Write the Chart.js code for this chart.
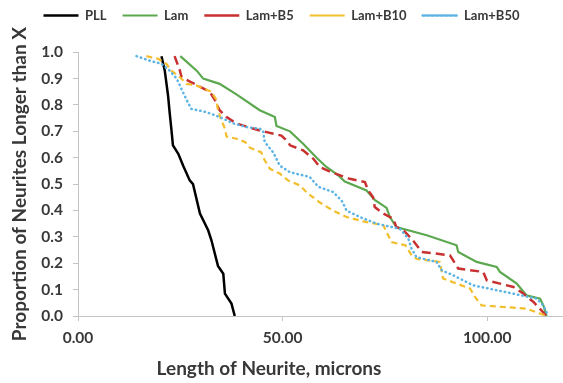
<!DOCTYPE html>
<html>
<head>
<meta charset="utf-8">
<script src="https://cdn.jsdelivr.net/npm/chart.js@4"></script>
<style>
html,body{margin:0;padding:0;background:#fff;overflow:hidden;}
canvas{display:block;}
</style>
</head>
<body>
<canvas id="c" width="563" height="383"></canvas>
<script>
// Series names
const seriesNames = ["PLL", "Lam", "Lam+B5", "Lam+B10", "Lam+B50"];

// tick values
const xTickValues = [0, 50, 100];
const yTickValues = [0, 0.1, 0.2, 0.3, 0.4, 0.5, 0.6, 0.7, 0.8, 0.9, 1.0];

// PLL
const pllX = [20.4, 21.2, 22.0, 22.4, 22.8, 23.2, 24.5, 25.7, 27.3, 28.1, 29.8, 31.8, 32.6, 34.2, 35.5, 35.9, 37.5, 38.3];
const pllY = [0.985, 0.93, 0.836, 0.77, 0.71, 0.647, 0.615, 0.57, 0.514, 0.50, 0.388, 0.325, 0.287, 0.19, 0.16, 0.085, 0.047, 0.0];

// Lam
const lamX = [25.0, 29.0, 30.6, 34.6, 38.7, 44.4, 48.1, 48.5, 51.8, 55.0, 58.3, 60.7, 63.6, 65.2, 70.5, 72.5, 75.4, 76.2, 77.8, 85.2, 92.5, 92.9, 97.4, 102.3, 103.1, 107.2, 109.6, 112.9, 113.7, 114.5];
const lamY = [0.985, 0.93, 0.90, 0.88, 0.84, 0.78, 0.754, 0.72, 0.70, 0.653, 0.60, 0.565, 0.533, 0.51, 0.476, 0.44, 0.41, 0.375, 0.337, 0.306, 0.268, 0.243, 0.205, 0.186, 0.167, 0.123, 0.078, 0.066, 0.04, 0.0];

// Lam+B5
const b5X = [23.6, 24.9, 25.3, 27.7, 32.2, 33.4, 34.6, 36.3, 38.7, 41.6, 44.4, 46.1, 49.7, 51.3, 51.8, 55.0, 57.5, 59.1, 61.9, 66.4, 70.1, 70.9, 72.1, 72.5, 74.6, 77.0, 77.8, 79.5, 81.5, 84.0, 90.9, 92.9, 99.0, 99.9, 106.4, 108.8, 111.3, 114.5];
const b5Y = [0.985, 0.93, 0.905, 0.886, 0.85, 0.82, 0.78, 0.754, 0.73, 0.716, 0.703, 0.697, 0.684, 0.66, 0.647, 0.628, 0.596, 0.565, 0.545, 0.52, 0.508, 0.476, 0.45, 0.413, 0.388, 0.369, 0.337, 0.325, 0.293, 0.243, 0.23, 0.18, 0.167, 0.135, 0.11, 0.085, 0.053, 0.0];

// Lam+B10
const b10X = [16.7, 19.6, 21.6, 22.8, 24.9, 26.5, 28.9, 32.6, 33.8, 34.2, 35.1, 35.9, 36.3, 38.7, 40.8, 42.0, 44.8, 45.6, 46.9, 49.3, 51.3, 54.2, 56.2, 59.1, 62.3, 65.6, 70.5, 74.6, 75.4, 76.6, 80.0, 81.5, 82.7, 88.4, 89.2, 95.8, 97.0, 98.6, 109.6, 114.5];
const b10Y = [0.985, 0.975, 0.956, 0.93, 0.905, 0.88, 0.874, 0.85, 0.82, 0.78, 0.74, 0.71, 0.68, 0.672, 0.66, 0.638, 0.62, 0.59, 0.558, 0.54, 0.514, 0.495, 0.464, 0.43, 0.40, 0.375, 0.356, 0.344, 0.318, 0.28, 0.268, 0.23, 0.217, 0.205, 0.142, 0.104, 0.072, 0.04, 0.028, 0.0];

// Lam+B50
const b50X = [14.3, 17.5, 20.4, 22.4, 24.1, 25.3, 26.5, 27.7, 31.4, 34.6, 38.0, 41.2, 44.4, 45.2, 45.6, 47.7, 49.3, 51.8, 56.6, 58.7, 62.3, 64.4, 65.6, 68.9, 73.0, 78.7, 80.7, 81.5, 82.7, 87.6, 88.9, 91.7, 96.6, 104.7, 112.0, 113.7, 114.9];
const b50Y = [0.985, 0.968, 0.956, 0.93, 0.90, 0.86, 0.82, 0.785, 0.773, 0.754, 0.73, 0.716, 0.71, 0.703, 0.66, 0.62, 0.57, 0.545, 0.527, 0.49, 0.47, 0.438, 0.40, 0.375, 0.35, 0.33, 0.293, 0.255, 0.223, 0.205, 0.173, 0.154, 0.116, 0.09, 0.066, 0.04, 0.0];

const xTitle = "Length of Neurite, microns";
const yTitle = "Proportion of Neurites Longer than X";

function pts(xs, ys) { return xs.map((x, i) => ({x: x, y: ys[i]})); }

const FONT = "Lato, 'Open Sans', sans-serif";
const TXT = "#383838";
const AX = "#c4c4c4";

const styles = [
  {borderColor: "#000000", borderWidth: 2.5, borderDash: [], order: 5},
  {borderColor: "#5ca84f", borderWidth: 2.2, borderDash: [], order: 4},
  {borderColor: "#c8312f", borderWidth: 2.5, borderDash: [9, 5], order: 3},
  {borderColor: "#f2be2c", borderWidth: 2.2, borderDash: [6, 4], order: 2},
  {borderColor: "#5cb4e4", borderWidth: 2.5, borderDash: [0.5, 4], borderCapStyle: "round", order: 1}
];
const seriesData = [pts(pllX, pllY), pts(lamX, lamY), pts(b5X, b5Y), pts(b10X, b10Y), pts(b50X, b50Y)];

const datasets = seriesNames.map((name, i) => Object.assign({
  label: name,
  data: seriesData[i],
  backgroundColor: "transparent",
  pointRadius: 0,
  tension: 0,
  fill: false,
  borderCapStyle: "butt"
}, styles[i]));

const xTitlePlugin = {
  id: "xTitlePlugin",
  afterDraw(chart) {
    const ctx = chart.ctx;
    ctx.save();
    ctx.font = "bold 19px " + FONT;
    ctx.fillStyle = TXT;
    ctx.textAlign = "center";
    ctx.textBaseline = "alphabetic";
    ctx.fillText(xTitle, 269, 375);
    ctx.restore();
  }
};

new Chart(document.getElementById("c"), {
  type: "line",
  data: {datasets: datasets},
  plugins: [xTitlePlugin],
  options: {
    responsive: false,
    animation: false,
    layout: {padding: {left: 0, right: 0, top: -7, bottom: 0}},
    plugins: {
      tooltip: {enabled: false},
      legend: {
        position: "top",
        weight: 1000,
        labels: {
          boxWidth: 35,
          boxHeight: 0,
          padding: 16,
          color: TXT,
          font: {family: FONT, size: 13, weight: "bold"},
          sort: (a, b) => a.datasetIndex - b.datasetIndex
        }
      },
      subtitle: {
        display: true,
        text: " ",
        weight: 500,
        font: {size: 1},
        padding: {top: 0, bottom: 19}
      }
    },
    scales: {
      x: {
        type: "linear",
        min: 0,
        max: 118.5,
        afterBuildTicks: (s) => { s.ticks = xTickValues.map(v => ({value: v})); },
        afterFit: (s) => { s.height = 67; },
        border: {display: true, color: AX, width: 1},
        grid: {display: true, drawOnChartArea: false, drawTicks: true, tickLength: 5, color: AX},
        ticks: {
          color: TXT,
          padding: 8,
          maxRotation: 0,
          font: {family: FONT, size: 15.5, weight: "bold"},
          callback: (v) => Number(v).toFixed(2)
        }
      },
      y: {
        type: "linear",
        min: 0,
        max: 1,
        afterBuildTicks: (s) => { s.ticks = yTickValues.map(v => ({value: v})); },
        afterFit: (s) => { s.width = 78; },
        border: {display: true, color: AX, width: 1},
        grid: {display: true, drawOnChartArea: false, drawTicks: true, tickLength: 5, color: AX},
        title: {
          display: true,
          text: yTitle,
          color: TXT,
          font: {family: FONT, size: 19, weight: "bold"},
          padding: {top: 8, bottom: 0}
        },
        ticks: {
          color: TXT,
          padding: 10,
          font: {family: FONT, size: 15.5, weight: "bold"},
          callback: (v) => Number(v).toFixed(1)
        }
      }
    }
  }
});
</script>
</body>
</html>
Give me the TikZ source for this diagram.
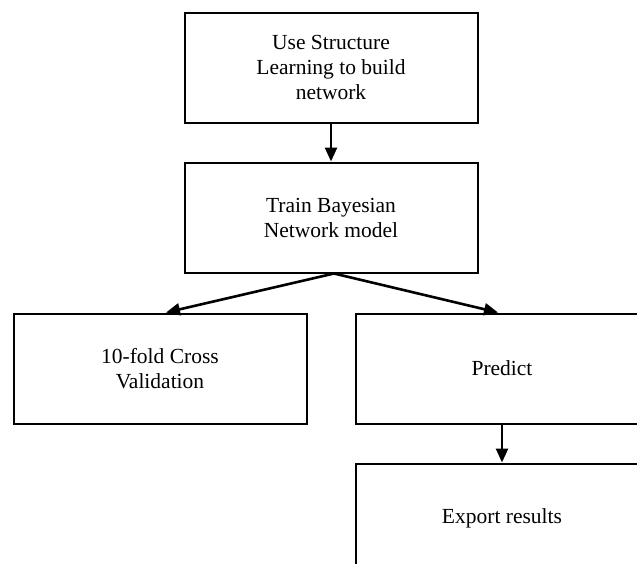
\documentclass[tikz,border=0pt]{standalone}
\usepackage{fontspec}
\setmainfont{Liberation Serif}
\usetikzlibrary{arrows.meta,positioning}

\tikzset{
	stepbox/.style={draw,line width=2pt,minimum width=293pt,minimum height=110pt,
		align=center,inner sep=0pt,font=\fontsize{21.5}{25}\selectfont},
	flow/.style={-{Triangle[length=14pt,width=12pt]},line width=2.6pt}
}

\begin{document}
\begin{tikzpicture}[x=1pt,y=1pt]
				\useasboundingbox (0,0) rectangle (637,-563);
				\clip (0,0) rectangle (637,-563);
				\node[stepbox] (learn) at (331,-67.5) {Use Structure\\Learning to build\\network};
				\node[stepbox, below=38pt of learn] (train) {Train Bayesian\\Network model};
				\node[stepbox, below=39pt of train, xshift=-171pt] (cv) {10-fold Cross\\Validation};
				\node[stepbox, below=39pt of train, xshift=171pt] (predict) {Predict};
				\node[stepbox, below=38pt of predict] (export) {Export results};
				\draw[flow] (learn.south)--(train.north);
				\draw[flow] ([xshift=3pt]train.south)--([xshift=6pt]cv.north);
				\draw[flow] ([xshift=3pt]train.south)--([xshift=-4pt]predict.north);
				\draw[flow] (predict.south)--(export.north);
				\end{tikzpicture}
\end{document}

### [What you need to do]
Write out, word for word, the lines from the start of the data through the one holding "0.078, 0.066, 0.04, 0.0];". Omit pictures.

### [Solution to this task]
Write the Chart.js code for this chart.
<!DOCTYPE html>
<html>
<head>
<meta charset="utf-8">
<script src="https://cdn.jsdelivr.net/npm/chart.js@4"></script>
<style>
html,body{margin:0;padding:0;background:#fff;overflow:hidden;}
canvas{display:block;}
</style>
</head>
<body>
<canvas id="c" width="563" height="383"></canvas>
<script>
// Series names
const seriesNames = ["PLL", "Lam", "Lam+B5", "Lam+B10", "Lam+B50"];

// tick values
const xTickValues = [0, 50, 100];
const yTickValues = [0, 0.1, 0.2, 0.3, 0.4, 0.5, 0.6, 0.7, 0.8, 0.9, 1.0];

// PLL
const pllX = [20.4, 21.2, 22.0, 22.4, 22.8, 23.2, 24.5, 25.7, 27.3, 28.1, 29.8, 31.8, 32.6, 34.2, 35.5, 35.9, 37.5, 38.3];
const pllY = [0.985, 0.93, 0.836, 0.77, 0.71, 0.647, 0.615, 0.57, 0.514, 0.50, 0.388, 0.325, 0.287, 0.19, 0.16, 0.085, 0.047, 0.0];

// Lam
const lamX = [25.0, 29.0, 30.6, 34.6, 38.7, 44.4, 48.1, 48.5, 51.8, 55.0, 58.3, 60.7, 63.6, 65.2, 70.5, 72.5, 75.4, 76.2, 77.8, 85.2, 92.5, 92.9, 97.4, 102.3, 103.1, 107.2, 109.6, 112.9, 113.7, 114.5];
const lamY = [0.985, 0.93, 0.90, 0.88, 0.84, 0.78, 0.754, 0.72, 0.70, 0.653, 0.60, 0.565, 0.533, 0.51, 0.476, 0.44, 0.41, 0.375, 0.337, 0.306, 0.268, 0.243, 0.205, 0.186, 0.167, 0.123, 0.078, 0.066, 0.04, 0.0];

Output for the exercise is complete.